Irak Milli Türkmen Partisi Kurucusu Dr. Muzaffer Aslan ise, Atatürk’ün Kıbrıs’a yavru vatan, Kerkük’e de balavatan dediğini aktararak, balavatandan yavruvatana selamlar diyerek konuşmasına başladı ve Balkanlar Kafkaslar ve Ortadoğundan birine hakim olan bir milletin mutlaka dünyaya hükmettiğini ifade ederek, Türk milletinin her 3 noktaya hakim olduğunu söyledi. Türk milleti olarak mutlaka buralarla ilgilenmek zorunda olduğumuzu, Allah’ın buralarda Türkleri görevlendirdiğini ifade ederek, Türklerin bu topraklarda yaşayan her etnik gruba sahip çıkması gerektiğini belirtti. Kerkük ve Türkmeneli’ndeki doğal zenginlikler ve stratejik konumunun Türkiye’nin düşmanlarının iştahlarını kabarttığını, Türk idaresinden ayrıldıkları 100 yılda başlarına gelmeyen kalmadığını ifade etti ve 1959 Kerkük katliamını yaşadıklarını, geçmişte seslerini duymayan Türkiye’nin şu anda en büyük destekçileri olduğunu belirtti.

“Kuzey Irak” diye nitelendirilen bölgeyi kendisinin “Irak’ın kuzeyi” diye ifade eden Aslan, Saddam yönetimi süresince Irak’ın kuzeyinde ilk çalışmalarında eğitime çok önem verdiklerini, 17 okulda Türkçe eğitime başladıklarını, 2003’ten sonra da eğitim seferberliğiyle 140 okula ulaştığını söyledi. 2003’ten sonra Türkmenlere yasaklanan siyaset, teşkilatlanma sivil toplum kuruluşu kurma gibi faaliyetler gibi  çalışmaları bugün yapabildiklerini, çalışmalarının sadece Kerkük’te değil bütün Türkmeneli’ye yayıldığını, tüm bunların Türkiye sayesinde olduğunu söyledi.  Irak, Yemen, Suriye ve Lübnan’da yapılanların tek amacının haçlı seferlerine karşı koyan Türk ve Müslüman ordulara liderlik yapan Türkiye’den intikam almak olduğunu ifade eden Aslan, Türkiye’yi parçalamak için atılan adımlar olduğunu ifade etti. Kerkük, Halep, Erbil gibi yeleri ele geçirip Türkiye’nin bölünmez bütünlüğüne teşebbüs etmek istendiğini, bütün oyunların kursaklarında kaldığını, referandum konusunun da oldu bittiye getirilmek istendiğini söyledi. Amaçlananın Türkmeneli bölgesinde bir oldu bittiyle o bölgeleri Kürt veya Arap toprağı ilan etmek olduğunu, oluşturdukları yapmacık bir yönetime Kerkük’ü de katmak istediklerini, bir Türk bölgesi olan Erbil’i Kürtleştirmek istediklerini söyledi. Aslan, Kerkük’te önce Saddam yönetimi kanlıyla on binlerce Arabı ve kısmen de Kürtleri yerleştirdiklerini, 2003’ten sonra da Amerika’nın desteğiyle 820 bin olan Kerkük nüfusunu, Kürtleri bölgeye taşıyarak  1milyon 400 bine çıkardıklarını söyledi.
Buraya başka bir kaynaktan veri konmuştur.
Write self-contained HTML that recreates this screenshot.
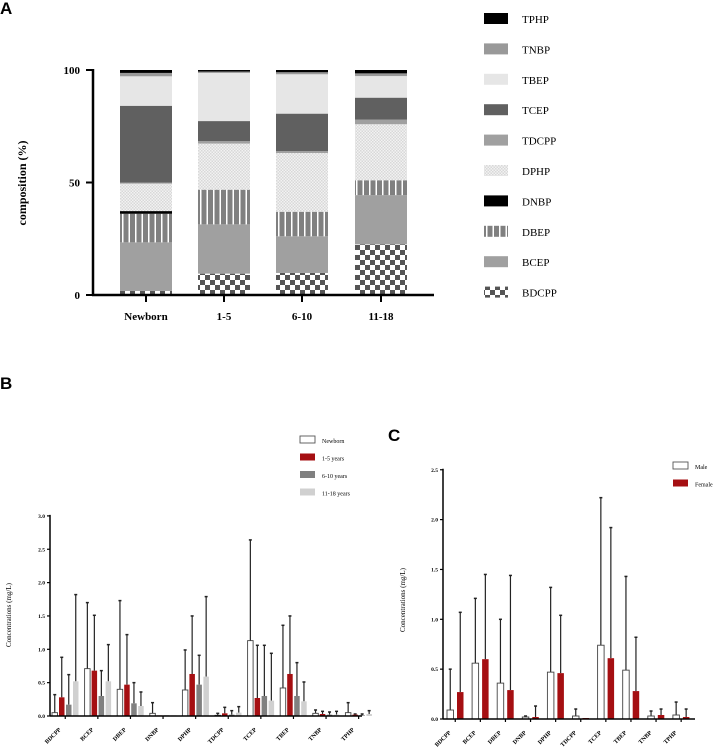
<!DOCTYPE html>
<html><head><meta charset="utf-8"><style>
html,body{margin:0;padding:0;background:#fff;}
svg{display:block;font-family:"Liberation Serif",serif;}
.lbl{font-family:"Liberation Sans",sans-serif;font-weight:bold;font-size:17px;}
</style></head><body>
<svg id="fig" width="714" height="756" viewBox="0 0 714 756" xmlns="http://www.w3.org/2000/svg">
<defs>
<pattern id="pChk" width="10" height="10" patternUnits="userSpaceOnUse"><rect width="10" height="10" fill="#fff"/><rect width="5" height="5" fill="#555"/><rect x="5" y="5" width="5" height="5" fill="#555"/></pattern>
<pattern id="pFine" width="3" height="3" patternUnits="userSpaceOnUse"><rect width="3" height="3" fill="#f2f2f2"/><rect width="1.5" height="1.5" fill="#d8d8d8"/><rect x="1.5" y="1.5" width="1.5" height="1.5" fill="#d8d8d8"/></pattern>
<pattern id="pStripe" width="6.5" height="10" patternUnits="userSpaceOnUse"><rect width="6.5" height="10" fill="#808080"/><rect x="5" width="1.5" height="10" fill="#fff"/></pattern>
</defs>
<text class="lbl" x="0" y="14">A</text>
<text class="lbl" x="0" y="389">B</text>
<text class="lbl" x="388" y="441">C</text>
<g id="gA"></g>
<g id="gB"></g>
<g id="gC"></g>
</svg>
<script>
// Panel A data
const aCategories = ["Newborn","1-5","6-10","11-18"];
const aComponents = ["BDCPP","BCEP","DBEP","DNBP","DPHP","TDCPP","TCEP","TBEP","TNBP","TPHP"];
const aNewborn = [1.8,21.6,12.7,1.2,12.2,0.5,34.1,13.1,1.5,1.3];
const a1to5 = [9.5,21.9,15.4,0.0,20.5,1.1,8.9,21.4,0.6,0.7];
const a6to10 = [9.8,16.3,10.9,0.0,26.1,0.9,16.6,17.5,0.9,1.0];
const a11to18 = [22.5,21.9,6.6,0.0,24.9,2.1,9.7,9.6,1.2,1.5];
const aTicks = [0,50,100];
// Panel B data
const bCategories = ["BDCPP","BCEP","DBEP","DNBP","DPHP","TDCPP","TCEP","TBEP","TNBP","TPHP"];
const bSeriesNames = ["Newborn","1-5 years","6-10 years","11-18 years"];
const bNewborn = [0.05,0.71,0.40,0.04,0.39,0.01,1.13,0.42,0.04,0.05];
const bNewbornErr = [0.32,1.70,1.73,0.20,0.99,0.04,2.64,1.36,0.09,0.20];
const b1to5 = [0.28,0.68,0.47,0.00,0.63,0.04,0.27,0.63,0.03,0.02];
const b1to5Err = [0.88,1.51,1.22,0.00,1.50,0.13,1.06,1.50,0.07,0.03];
const b6to10 = [0.17,0.30,0.19,0.01,0.47,0.02,0.30,0.30,0.02,0.01];
const b6to10Err = [0.62,0.68,0.50,0.01,0.91,0.08,1.06,0.80,0.06,0.03];
const b11to18 = [0.52,0.52,0.15,0.01,0.59,0.05,0.23,0.22,0.02,0.03];
const b11to18Err = [1.82,1.07,0.36,0.01,1.79,0.14,0.94,0.51,0.07,0.08];
const bTicks = ["0.0","0.5","1.0","1.5","2.0","2.5","3.0"];
// Panel C data
const cCategories = ["BDCPP","BCEP","DBEP","DNBP","DPHP","TDCPP","TCEP","TBEP","TNBP","TPHP"];
const cSeriesNames = ["Male","Female"];
const cMale = [0.09,0.56,0.36,0.02,0.47,0.03,0.74,0.49,0.03,0.04];
const cMaleErr = [0.50,1.21,1.00,0.03,1.32,0.10,2.22,1.43,0.08,0.17];
const cFemale = [0.27,0.60,0.29,0.02,0.46,0.01,0.61,0.28,0.04,0.02];
const cFemaleErr = [1.07,1.45,1.44,0.13,1.04,0.01,1.92,0.82,0.10,0.10];
const cTicks = ["0.0","0.5","1.0","1.5","2.0","2.5"];

const NS="http://www.w3.org/2000/svg";
function mk(parent,tag,attrs,text){const e=document.createElementNS(NS,tag);for(const k in attrs)e.setAttribute(k,attrs[k]);if(text!==undefined)e.textContent=text;parent.appendChild(e);return e;}

// ---------- Panel A ----------
(function(){
const g=document.getElementById('gA');
const x0=93,y0=295,yTop=70,xEnd=434;
const ys=v=>y0-(v/100)*(y0-yTop);
const fills=["url(#pChk)","#a0a0a0","url(#pStripe)","#000","url(#pFine)","#a0a0a0","#606060","#e6e6e6","#999","#000"];
const data=[aNewborn,a1to5,a6to10,a11to18];
const centers=[146,224,302,381], bw=52;
data.forEach((vals,ci)=>{
  let cum=0;
  vals.forEach((v,k)=>{
    if(v<=0)return;
    const r=mk(g,'rect',{x:centers[ci]-bw/2,y:ys(cum+v),width:bw,height:ys(cum)-ys(cum+v),fill:fills[k]});
    
    
    cum+=v;
  });
  mk(g,'line',{x1:centers[ci],x2:centers[ci],y1:y0,y2:y0+7,stroke:'#000','stroke-width':2});
  const lb=mk(g,'text',{x:centers[ci],y:320,'text-anchor':'middle','font-size':'11','font-weight':'bold'},aCategories[ci]);
  
  
});
mk(g,'line',{x1:x0,x2:x0,y1:yTop-1,y2:y0+1,stroke:'#000','stroke-width':2.5});
mk(g,'line',{x1:x0-1,x2:xEnd,y1:y0,y2:y0,stroke:'#000','stroke-width':2.5});
aTicks.forEach(t=>{
  mk(g,'line',{x1:x0-7,x2:x0,y1:ys(t),y2:ys(t),stroke:'#000','stroke-width':2});
  const l=mk(g,'text',{x:x0-13,y:ys(t)+4,'text-anchor':'end','font-size':'11','font-weight':'bold'},String(t));
  
  
});
const yt=mk(g,'text',{transform:'translate(26,183) rotate(-90)','text-anchor':'middle','font-size':'12','font-weight':'bold'},'composition (%)');


const rev=aComponents.map((c,i)=>i).reverse();
rev.forEach((k,j)=>{
  const y=19+j*30.4;
  const sw=mk(g,'rect',{x:484,y:y-6,width:24,height:11,fill:fills[k]});
  
  
  const t=mk(g,'text',{x:522,y:y+4,'font-size':'11'},aComponents[k]);
  
  
});
})();

// ---------- grouped bar helper ----------
function grouped(g,opt){
  const ys=v=>opt.y0-v*opt.scale;
  opt.series.forEach((s,si)=>{
    s.vals.forEach((v,ci)=>{
      const x=opt.gx0+ci*opt.gstep+si*opt.pitch;
      const cx=x+opt.bw/2;
      const e=s.errs[ci];
      if(e>v){
        mk(g,'line',{x1:cx,x2:cx,y1:ys(v),y2:ys(e),stroke:'#222','stroke-width':1.2});
        mk(g,'line',{x1:cx-1.5,x2:cx+1.5,y1:ys(e),y2:ys(e),stroke:'#222','stroke-width':1.5});
      }
      const h=Math.max(0.6,v*opt.scale);
      const r=mk(g,'rect',{x:x,y:opt.y0-h,width:opt.bw,height:h,fill:s.fill,stroke:s.stroke,'stroke-width':s.stroke==='none'?0:0.9});
      
      
    });
  });
  mk(g,'line',{x1:opt.x0,x2:opt.x0,y1:ys(opt.ymax)-1,y2:opt.y0,stroke:'#000','stroke-width':1.5});
  mk(g,'line',{x1:opt.x0,x2:opt.xEnd,y1:opt.y0,y2:opt.y0,stroke:'#000','stroke-width':1.5});
  opt.ticks.forEach(t=>{
    const v=parseFloat(t);
    mk(g,'line',{x1:opt.x0-3,x2:opt.x0,y1:ys(v),y2:ys(v),stroke:'#000','stroke-width':1.2});
    const l=mk(g,'text',{x:opt.x0-5,y:ys(v)+2,'text-anchor':'end','font-size':'5.5','font-weight':'bold'},t);
    
    
  });
  opt.cats.forEach((c,ci)=>{
    const cx=opt.gx0+ci*opt.gstep+opt.groupW/2;
    mk(g,'line',{x1:cx,x2:cx,y1:opt.y0,y2:opt.y0+3,stroke:'#000','stroke-width':1.2});
    const tx=cx-4, ty=opt.y0+14;
    const l=mk(g,'text',{x:tx,y:ty,'text-anchor':'end','font-size':'6','font-weight':'bold',transform:'rotate(-45 '+tx+' '+ty+')'},c);
    
    
  });
  const yt=mk(g,'text',{transform:'translate('+opt.titleX+','+opt.titleY+') rotate(-90)','text-anchor':'middle','font-size':'7'},'Concentrations (mg/L)');
  
  
  opt.series.forEach((s,si)=>{
    const y=opt.legY+si*opt.legStep;
    const sw=mk(g,'rect',{x:opt.legX,y:y-4,width:15,height:7,fill:s.fill,stroke:s.stroke==='none'?'none':'#555','stroke-width':0.9});
    
    
    const t=mk(g,'text',{x:opt.legX+22,y:y+3,'font-size':'6'},s.name);
    
    
  });
}

grouped(document.getElementById('gB'),{
  cats:bCategories,x0:50,xEnd:362,y0:716,scale:66.7,ymax:3.0,ticks:bTicks,
  gx0:52,gstep:32.6,pitch:7,bw:5.5,groupW:26.5,titleX:11,titleY:615,
  legX:300,legY:440,legStep:17.5,
  series:[
    {key:'newborn',name:bSeriesNames[0],vals:bNewborn,errs:bNewbornErr,fill:'#fff',stroke:'#444'},
    {key:'1-5',name:bSeriesNames[1],vals:b1to5,errs:b1to5Err,fill:'#a50f12',stroke:'none'},
    {key:'6-10',name:bSeriesNames[2],vals:b6to10,errs:b6to10Err,fill:'#808080',stroke:'none'},
    {key:'11-18',name:bSeriesNames[3],vals:b11to18,errs:b11to18Err,fill:'#d0d0d0',stroke:'none'}
  ]
});
grouped(document.getElementById('gC'),{
  cats:cCategories,x0:443,xEnd:695,y0:719,scale:99.7,ymax:2.5,ticks:cTicks,
  gx0:447,gstep:25.1,pitch:10,bw:6.5,groupW:16.5,titleX:405,titleY:600,
  legX:673,legY:466,legStep:17.5,
  series:[
    {key:'male',name:cSeriesNames[0],vals:cMale,errs:cMaleErr,fill:'#fff',stroke:'#444'},
    {key:'female',name:cSeriesNames[1],vals:cFemale,errs:cFemaleErr,fill:'#a50f12',stroke:'none'}
  ]
});
</script>
</body></html>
Aslan, 2003’ten sonra Irak’ta birinci etnik grup Araplar olmasına rağmen ikinci etnik grup olan Kürtlerin en çok söz sahibi olduğunu ve Irak’ın yönetiminin zaafından faydalanarak çok sayıda makama sahip olduklarını, Kerkük’ü de referandumla Irak’ın kuzeyinde oluşan Kürt bölgesine dahil  etmek istediklerini söyledi. Dünyaya meydan okuyan Kürtlerin yaptığı referanduma ABD’nin, Irak yönetimi, komşu ülkeler, Türkiye, İran, Suriye, Arap ülkeleri ve Avrupa’nın karşı çıktığını ifade eden Aslan, Kürtlerin hezimete uğradığını, peşmergelerin şehri boşalttığını, valinin kaçtığını, Irak yönetiminin idareyi eline aldığını söyledi. Aslan, Kerkük’te eşit yönetim istediklerini, Türkiye’nin BM nezdindeki girişimleriyle yüzde 32 oranında yönetime katılım istediklerini, bu yönde Irak’ın başbakanının olumlu tavrı olduğunu söyledi. “Güçlü bir Türkiye hepimize sahip çıkacaktır” diyen Aslan, haklı olmanın yetmediğini güçlü de olmak gerektiğini belirtti.